2. Brass Instrument Air Columns:
   
   
   • Because brass instrument air columns are typically constructed of a short conical section, a long cylindrical section, and a flaring end, a simple formula for the air column resonances is not possible. Adjustments are carried out in the course of the design to produce a mode series approximating (0.7, 2, 3, 4, ...)$f_{0}$.

3. Impedance:
   
   
   • Acoustic impedance: $Z = P/U$, where $P$ and $U$ are sinusoidal quantities of pressure and volume flow, respectively.
   • Characteristic or wave impedance in pipes: $Z_{0} = \frac{\rho c}{S}$, where $\rho$ is the mass density of air, $c$ is the speed of sound in air, and $S$ is the cross-sectional area of the pipe.
   • An air column's input impedance is defined as its sinusoidal pressure response to a driving sinusoidal volume velocity source at the input to the air column.
   • The input impedance can be determined from an air column's impulse response.
   • The input impedance peaks indicate the frequencies at which a constant volume velocity source will produce the greatest pressure variations at the input to the air column.
   • The input impedance minima indicate the frequencies at which a constant pressure source will produce the greatest volume velocity variations at the input to the air column.
   • For pressure controlled driving mechanisms (such as the brass player's lips), the input impedance peaks indicate the frequencies at which air column vibrations will cooperate with the driving mechanism to sustain steady oscillations.
   • Input impedance is typically measured using a variable-frequency volume velocity source of constant amplitude. However, time-domain measurement techniques have become popular during recent years.

4. Valves:
   
   
   • Valves are used to vary the acoustical length of the instrument, allowing the brass player to produce a full range of pitches throughout the twelve-tone scale and across several octave ranges.
   • Depressing a valve connects the main air column to an additional piece of tubing.
   • The process of determining valve tube lengths is complicated by the fact that a single tube length will produce different pitch change magnitudes for different main air column lengths and mode numbers.

5. Wall Damping:
   
   
   • Wall material generally has negligible effect on the playing behavior of a wind instrument.
   • Various materials, however, have different thermoviscous characteristics and might have a slight effect on the response of an instrument. This response will most likely be much more apparent to the player than to an audience member.

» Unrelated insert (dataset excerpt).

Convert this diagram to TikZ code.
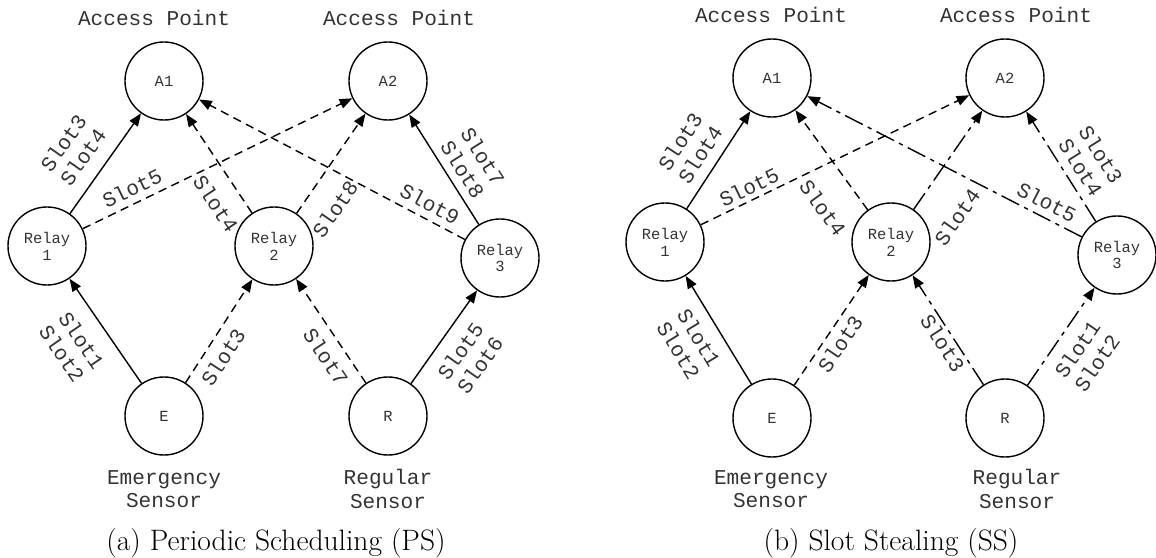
\documentclass[tikz,border=0pt]{standalone}
\usepackage{fontspec}
\setmonofont{Liberation Mono}
\usetikzlibrary{positioning, arrows.meta}

\begin{document}
\begin{tikzpicture}[
            x=0.025cm, y=-0.025cm,
            station/.style={draw, circle, line width=1pt, minimum size=1.95cm, inner sep=0pt, align=center, text=black!80, font=\ttfamily\fontsize{11}{12}\selectfont},
            tag/.style={align=center, text=black!80, font=\ttfamily\fontsize{15}{16.5}\selectfont},
            slot/.style={align=center, inner sep=0pt, text=black!80, font=\ttfamily\fontsize{15}{17}\selectfont},
            link/.style={-{Triangle[length=9pt, width=7pt]}, line width=1pt},
            dashlink/.style={link, dash pattern=on 6pt off 4pt},
            dotlink/.style={link, dash pattern=on 14pt off 4pt on 3pt off 4pt},
            caption/.style={font=\fontsize{21}{24}\selectfont}
        ]
            \useasboundingbox (0,0) rectangle (1156,558);

            % (a) periodic scheduling
            \node[station] (psA1) at (164,81) {A1};
            \node[station] (psA2) at (388,81) {A2};
            \node[station] (psR1) at (47,246) {Relay\\1};
            \node[station] (psR2) at (274,246) {Relay\\2};
            \node[station] (psR3) at (500,258) {Relay\\3};
            \node[station] (psES) at (164,416) {E};
            \node[station] (psRS) at (388,416) {R};

            \node[tag] (psAP1) at (154,18) {Access Point};
            \node[tag] (psAP2) at (399,18) {Access Point};
            \node[tag] (psESt) at (164,489) {Emergency\\Sensor};
            \node[tag] (psRSt) at (388,489) {Regular\\Sensor};

            \draw[link] (psR1) -- (psA1);
            \draw[dashlink] (psR1) -- (psA2);
            \draw[dashlink] (psR2) -- (psA1);
            \draw[dashlink] (psR2) -- (psA2);
            \draw[dashlink] (psR3) -- (psA1);
            \draw[link] (psR3) -- (psA2);
            \draw[link] (psES) -- (psR1);
            \draw[dashlink] (psES) -- (psR2);
            \draw[dashlink] (psRS) -- (psR2);
            \draw[link] (psRS) -- (psR3);

            % slot labels
            \node[slot, rotate=54.7] (psS1) at (73,150) {Slot3\\Slot4};
            \node[slot, rotate=25.8] (psS2) at (132,188) {Slot5};
            \node[slot, rotate=-56.3] (psS3) at (216,204) {Slot4};
            \node[slot, rotate=55.4] (psS4) at (335,209) {Slot8};
            \node[slot, rotate=-27.8] (psS5) at (430,204) {Slot9};
            \node[slot, rotate=-57.7] (psS6) at (473,163) {Slot7\\Slot8};
            \node[slot, rotate=-55.5] (psS7) at (72,347) {Slot1\\Slot2};
            \node[slot, rotate=57.1] (psS8) at (223,357) {Slot3};
            \node[slot, rotate=-56.2] (psS9) at (326,357) {Slot7};
            \node[slot, rotate=54.7] (psS10) at (470,358) {Slot5\\Slot6};

            \node[caption] (psCap) at (276,543) {(a) Periodic Scheduling (PS)};

            % (b) slot stealing
            \node[station] (ssA1) at (772,78) {A1};
            \node[station] (ssA2) at (1005,78) {A2};
            \node[station] (ssR1) at (665,242) {Relay\\1};
            \node[station] (ssR2) at (891,242) {Relay\\2};
            \node[station] (ssR3) at (1117,255) {Relay\\3};
            \node[station] (ssES) at (772,418) {E};
            \node[station] (ssRS) at (1005,418) {R};

            \node[tag] (ssAP1) at (771,15) {Access Point};
            \node[tag] (ssAP2) at (1016,15) {Access Point};
            \node[tag] (ssESt) at (771,489) {Emergency\\Sensor};
            \node[tag] (ssRSt) at (1017,489) {Regular\\Sensor};

            \draw[link] (ssR1) -- (ssA1);
            \draw[dashlink] (ssR1) -- (ssA2);
            \draw[dashlink] (ssR2) -- (ssA1);
            \draw[dotlink] (ssR2) -- (ssA2);
            \draw[dotlink] (ssR3) -- (ssA1);
            \draw[dotlink] (ssR3) -- (ssA2);
            \draw[link] (ssES) -- (ssR1);
            \draw[dashlink] (ssES) -- (ssR2);
            \draw[dotlink] (ssRS) -- (ssR2);
            \draw[dotlink] (ssRS) -- (ssR3);

            % slot labels
            \node[slot, rotate=56.9] (ssS1) at (690,148) {Slot3\\Slot4};
            \node[slot, rotate=25.8] (ssS2) at (749,187) {Slot5};
            \node[slot, rotate=-54.0] (ssS3) at (823,208) {Slot4};
            \node[slot, rotate=55.2] (ssS4) at (957,217) {Slot4};
            \node[slot, rotate=-27.2] (ssS5) at (1047,202) {Slot5};
            \node[slot, rotate=-57.7] (ssS6) at (1091,161) {Slot3\\Slot4};
            \node[slot, rotate=-58.7] (ssS7) at (689,344) {Slot1\\Slot2};
            \node[slot, rotate=55.9] (ssS8) at (840,344) {Slot3};
            \node[slot, rotate=-57.1] (ssS9) at (943,343) {Slot3};
            \node[slot, rotate=55.5] (ssS10) at (1087,356) {Slot1\\Slot2};

            \node[caption] (ssCap) at (891,543) {(b) Slot Stealing (SS)};

        \end{tikzpicture}
\end{document}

Excitation: The Brass Player's Lips

Figure 16: The brass player's lips as a mechanical oscillator blown open.

• The lips function as a pressure-controlled valve that admits a puff of air whenever the pressure is high in the mouthpiece.
• Pressure pulses reflected back from the far end of the horn tend to force the player's lips open ... positive feedback.
• The player controls the resonance frequency of his/her lips via tension and mass (position) variations.
• The resonance frequency of the lips is best adjusted to be a little below a horn resonance.
• Oscillations are favored when the air column has one or more resonances that correspond to the harmonics of the fundamental pitch.

Sound Raditaion

1. The Bell:
   
   
   • The open end of a straight pipe is an inefficient radiator of sound waves, especially at low frequencies.
   • The bell offers a more gradual impedance transition between the high inner tube impedance and the very low outside air impedance.
   • The effective length of the bell increases with frequency. Thus, high frequency input impedance peaks of a pipe and bell combination will be lowered in frequency proportionately more than lower frequency peaks.
   • The radiation/reflection characteristics of the bell have to be carefully balanced to simultaneously produce stable oscillations (via reflections) as well as efficient radiation into the outside environment.

2. Mutes:
   
   
   • Mutes modify the radiation characteristics of the bell, reducing low-frequency radiation much more than high-frequency radiation.
   • The various mute styles produce different results, some passing frequencies above a certain limit and others emphasizing a particular band of frequencies.